THE PROBLEM:
Include the line containing "import * as" and all lines before it, repeated exactly from the listing below, without pictures.

────────────────

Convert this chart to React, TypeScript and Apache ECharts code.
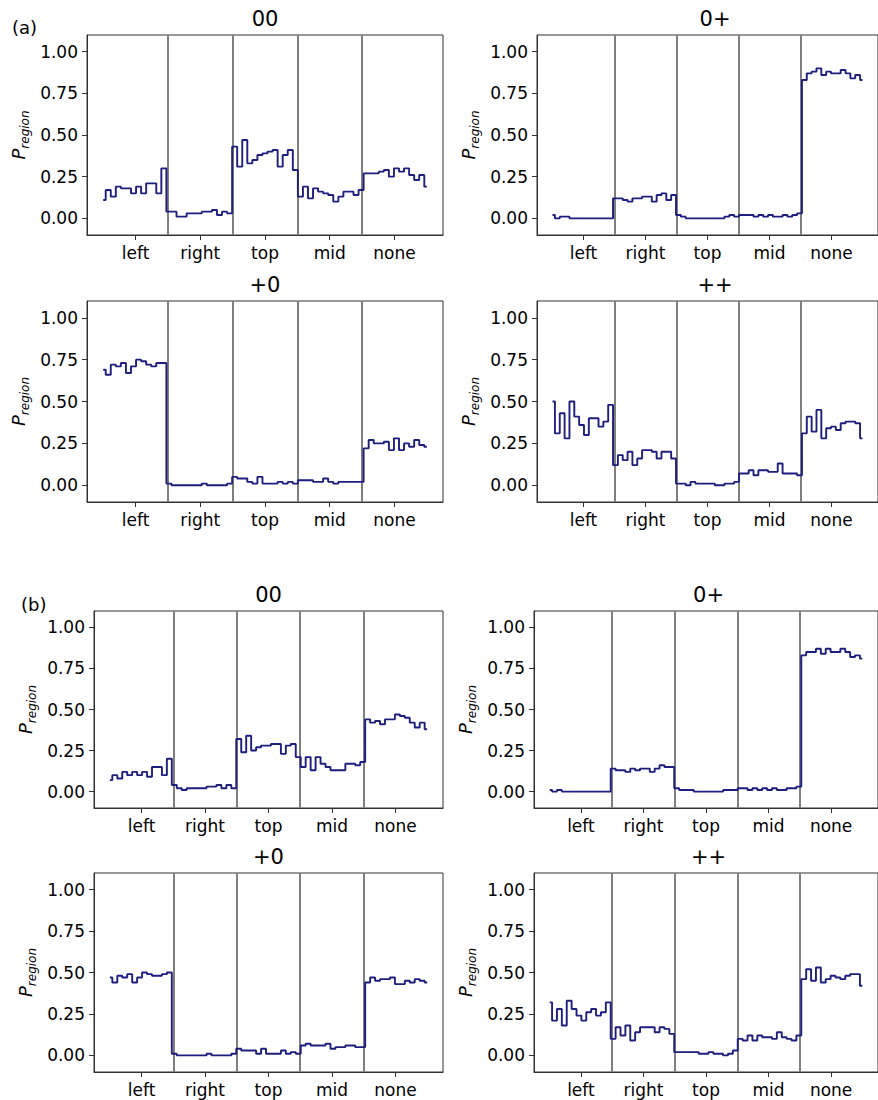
import React, { useEffect, useRef } from "react";
import * as echarts from "echarts";

// ---------- data ----------
const categories = ["left", "right", "top", "mid", "none"];
const tickPositions = [0, 1, 2, 3, 4];
const dividerPositions = [0.5, 1.5, 2.5, 3.5];
const yTicks = [0, 0.25, 0.5, 0.75, 1.0];
const panelTitles = ["00", "0+", "+0", "++"];

// 13 steps per region: left | right | top | mid | none
const A_00 = [
  0.11, 0.17, 0.13, 0.19, 0.18, 0.18, 0.15, 0.19, 0.15, 0.21, 0.21, 0.15, 0.30,
  0.04, 0.04, 0.01, 0.01, 0.03, 0.03, 0.03, 0.04, 0.04, 0.05, 0.02, 0.04, 0.03,
  0.43, 0.31, 0.47, 0.33, 0.35, 0.38, 0.39, 0.40, 0.41, 0.31, 0.38, 0.41, 0.29,
  0.13, 0.19, 0.12, 0.18, 0.16, 0.15, 0.14, 0.10, 0.13, 0.16, 0.16, 0.14, 0.17,
  0.27, 0.27, 0.27, 0.28, 0.29, 0.25, 0.30, 0.28, 0.30, 0.26, 0.23, 0.26, 0.19,
];
const A_0P = [
  0.02, 0.00, 0.01, 0.01, 0.00, 0.00, 0.00, 0.00, 0.00, 0.00, 0.00, 0.00, 0.00,
  0.12, 0.12, 0.11, 0.10, 0.12, 0.12, 0.13, 0.13, 0.10, 0.14, 0.15, 0.11, 0.14,
  0.02, 0.01, 0.00, 0.00, 0.00, 0.00, 0.00, 0.00, 0.00, 0.00, 0.01, 0.02, 0.01,
  0.02, 0.02, 0.02, 0.01, 0.02, 0.01, 0.02, 0.01, 0.01, 0.02, 0.01, 0.02, 0.03,
  0.83, 0.87, 0.88, 0.90, 0.86, 0.88, 0.87, 0.87, 0.89, 0.87, 0.84, 0.86, 0.83,
];
const A_P0 = [
  0.69, 0.66, 0.72, 0.71, 0.73, 0.67, 0.71, 0.75, 0.74, 0.72, 0.71, 0.73, 0.73,
  0.01, 0.00, 0.00, 0.00, 0.00, 0.00, 0.00, 0.01, 0.00, 0.00, 0.00, 0.00, 0.01,
  0.05, 0.04, 0.04, 0.02, 0.01, 0.05, 0.01, 0.01, 0.01, 0.02, 0.01, 0.02, 0.01,
  0.03, 0.03, 0.03, 0.02, 0.02, 0.04, 0.02, 0.01, 0.02, 0.02, 0.02, 0.02, 0.02,
  0.22, 0.27, 0.25, 0.25, 0.26, 0.21, 0.28, 0.21, 0.25, 0.23, 0.27, 0.24, 0.23,
];
const A_PP = [
  0.50, 0.31, 0.43, 0.28, 0.50, 0.41, 0.36, 0.30, 0.40, 0.40, 0.35, 0.38, 0.48,
  0.12, 0.18, 0.15, 0.20, 0.12, 0.16, 0.21, 0.21, 0.20, 0.16, 0.20, 0.20, 0.16,
  0.01, 0.01, 0.00, 0.02, 0.01, 0.01, 0.01, 0.01, 0.00, 0.00, 0.01, 0.01, 0.02,
  0.07, 0.07, 0.09, 0.06, 0.09, 0.09, 0.08, 0.08, 0.13, 0.07, 0.07, 0.07, 0.06,
  0.31, 0.41, 0.32, 0.45, 0.28, 0.34, 0.35, 0.33, 0.37, 0.38, 0.38, 0.37, 0.28,
];
const B_00 = [
  0.07, 0.10, 0.08, 0.12, 0.10, 0.12, 0.10, 0.12, 0.09, 0.15, 0.15, 0.10, 0.20,
  0.04, 0.02, 0.01, 0.02, 0.02, 0.02, 0.02, 0.03, 0.03, 0.04, 0.02, 0.04, 0.02,
  0.32, 0.24, 0.34, 0.25, 0.27, 0.28, 0.28, 0.29, 0.29, 0.23, 0.28, 0.29, 0.21,
  0.15, 0.21, 0.13, 0.21, 0.17, 0.15, 0.13, 0.13, 0.13, 0.17, 0.17, 0.16, 0.18,
  0.44, 0.42, 0.43, 0.41, 0.44, 0.44, 0.47, 0.46, 0.45, 0.42, 0.39, 0.42, 0.38,
];
const B_0P = [
  0.01, 0.00, 0.01, 0.00, 0.00, 0.00, 0.00, 0.00, 0.00, 0.00, 0.00, 0.00, 0.00,
  0.14, 0.13, 0.13, 0.12, 0.14, 0.13, 0.14, 0.14, 0.12, 0.14, 0.16, 0.15, 0.15,
  0.02, 0.01, 0.01, 0.01, 0.00, 0.00, 0.00, 0.00, 0.00, 0.00, 0.01, 0.01, 0.01,
  0.02, 0.02, 0.01, 0.02, 0.01, 0.02, 0.01, 0.02, 0.01, 0.01, 0.02, 0.02, 0.03,
  0.83, 0.85, 0.85, 0.87, 0.84, 0.87, 0.85, 0.85, 0.87, 0.85, 0.82, 0.83, 0.81,
];
const B_P0 = [
  0.47, 0.44, 0.48, 0.47, 0.49, 0.44, 0.47, 0.50, 0.49, 0.48, 0.48, 0.49, 0.50,
  0.01, 0.00, 0.00, 0.00, 0.00, 0.00, 0.00, 0.01, 0.00, 0.00, 0.00, 0.00, 0.01,
  0.04, 0.03, 0.03, 0.03, 0.01, 0.04, 0.01, 0.01, 0.01, 0.03, 0.01, 0.02, 0.01,
  0.06, 0.07, 0.06, 0.06, 0.06, 0.07, 0.04, 0.05, 0.05, 0.06, 0.06, 0.05, 0.05,
  0.44, 0.47, 0.45, 0.46, 0.46, 0.47, 0.43, 0.43, 0.45, 0.44, 0.46, 0.45, 0.44,
];
const B_PP = [
  0.32, 0.21, 0.28, 0.18, 0.33, 0.28, 0.24, 0.21, 0.26, 0.28, 0.24, 0.26, 0.32,
  0.10, 0.17, 0.12, 0.18, 0.09, 0.14, 0.17, 0.17, 0.17, 0.14, 0.17, 0.16, 0.13,
  0.02, 0.02, 0.02, 0.02, 0.02, 0.01, 0.01, 0.02, 0.01, 0.01, 0.00, 0.01, 0.03,
  0.10, 0.09, 0.12, 0.09, 0.12, 0.11, 0.11, 0.10, 0.14, 0.11, 0.10, 0.09, 0.12,
  0.46, 0.52, 0.45, 0.53, 0.44, 0.46, 0.48, 0.47, 0.46, 0.48, 0.49, 0.49, 0.42,
];

// ---------- layout ----------
const FONT = "'DejaVu Sans', sans-serif";
const LINE_COLOR = "#1e1e7e";
const AXIS_COLOR = "#333333";

const panels = [
  { data: A_00, title: panelTitles[0], box: { left: 87, top: 35, width: 356, height: 200 } },
  { data: A_0P, title: panelTitles[1], box: { left: 537, top: 35, width: 356, height: 200 } },
  { data: A_P0, title: panelTitles[2], box: { left: 87, top: 301, width: 356, height: 201 } },
  { data: A_PP, title: panelTitles[3], box: { left: 537, top: 301, width: 356, height: 201 } },
  { data: B_00, title: panelTitles[0], box: { left: 94, top: 611, width: 349, height: 197 } },
  { data: B_0P, title: panelTitles[1], box: { left: 534, top: 611, width: 349, height: 197 } },
  { data: B_P0, title: panelTitles[2], box: { left: 94, top: 873, width: 349, height: 199 } },
  { data: B_PP, title: panelTitles[3], box: { left: 534, top: 873, width: 349, height: 199 } },
];

export default function App() {
  const ref = useRef<HTMLDivElement>(null);

  useEffect(() => {
    document.body.style.margin = "0";
    if (!ref.current) return;
    const chart = echarts.init(ref.current, null, { renderer: "svg" });

    const grid = panels.map((p) => ({
      ...p.box,
      show: true,
      borderColor: AXIS_COLOR,
      borderWidth: 1,
      backgroundColor: "transparent",
    }));

    const xAxis = panels.map((p, i) => ({
      type: "value",
      gridIndex: i,
      min: -0.75,
      max: 4.75,
      axisLine: { show: true, onZero: false, lineStyle: { color: AXIS_COLOR, width: 1 } },
      splitLine: { show: false },
      axisTick: {
        show: true,
        customValues: tickPositions,
        length: 5,
        lineStyle: { color: AXIS_COLOR, width: 1 },
      },
      axisLabel: {
        customValues: tickPositions,
        formatter: (v: number) => categories[Math.round(v)] ?? "",
        fontSize: 17,
        fontFamily: FONT,
        color: "#000",
        margin: 9,
      },
    }));

    const yAxis = panels.map((p, i) => ({
      type: "value",
      gridIndex: i,
      min: -0.1,
      max: 1.1,
      axisLine: { show: true, onZero: false, lineStyle: { color: AXIS_COLOR, width: 1 } },
      splitLine: { show: false },
      axisTick: {
        show: true,
        customValues: yTicks,
        length: 5,
        lineStyle: { color: AXIS_COLOR, width: 1 },
      },
      axisLabel: {
        customValues: yTicks,
        formatter: (v: number) => v.toFixed(2),
        fontSize: 17,
        fontFamily: FONT,
        color: "#000",
        margin: 9,
      },
      name: "{p|P}{s|region}",
      nameLocation: "middle",
      nameRotate: 90,
      nameGap: 47,
      nameTextStyle: {
        rich: {
          p: {
            fontSize: 18,
            fontStyle: "italic",
            fontFamily: FONT,
            color: "#000",
            lineHeight: 18,
            verticalAlign: "top",
          },
          s: {
            fontSize: 12,
            fontStyle: "italic",
            fontFamily: FONT,
            color: "#000",
            lineHeight: 31,
            verticalAlign: "middle",
          },
        },
      },
    }));

    const series = panels.map((p, i) => {
      const n = p.data.length;
      const pts = p.data.map((v, j) => [-0.5 + (j * 5) / (n - 1), v]);
      return {
        type: "line",
        xAxisIndex: i,
        yAxisIndex: i,
        step: "middle",
        data: pts,
        showSymbol: false,
        symbol: "none",
        silent: true,
        lineStyle: { color: LINE_COLOR, width: 1.9 },
        z: 3,
        markLine: {
          silent: true,
          symbol: ["none", "none"],
          label: { show: false },
          lineStyle: { color: "#7f7f7f", width: 2, type: "solid" },
          data: dividerPositions.map((d) => ({ xAxis: d })),
          z: 2,
        },
      };
    });

    const graphic: any[] = panels.map((p) => ({
      type: "text",
      x: p.box.left + p.box.width / 2,
      y: p.box.top - 16,
      style: {
        text: p.title,
        fontSize: 21,
        fontFamily: FONT,
        fill: "#000",
        textAlign: "center",
        textVerticalAlign: "middle",
      },
    }));
    graphic.push({
      type: "text",
      x: 12,
      y: 27,
      style: { text: "(a)", fontSize: 18, fontFamily: FONT, fill: "#000", textAlign: "left", textVerticalAlign: "middle" },
    });
    graphic.push({
      type: "text",
      x: 21,
      y: 604,
      style: { text: "(b)", fontSize: 18, fontFamily: FONT, fill: "#000", textAlign: "left", textVerticalAlign: "middle" },
    });

    chart.setOption({
      animation: false,
      backgroundColor: "#ffffff",
      grid,
      xAxis,
      yAxis,
      series,
      graphic,
    } as any);

    return () => chart.dispose();
  }, []);

  return <div ref={ref} style={{ width: 878, height: 1100 }} />;
}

────────────────

REPLY:
Convert this chart to React, TypeScript and Apache ECharts code.
import React, { useEffect, useRef } from "react";
import * as echarts from "echarts";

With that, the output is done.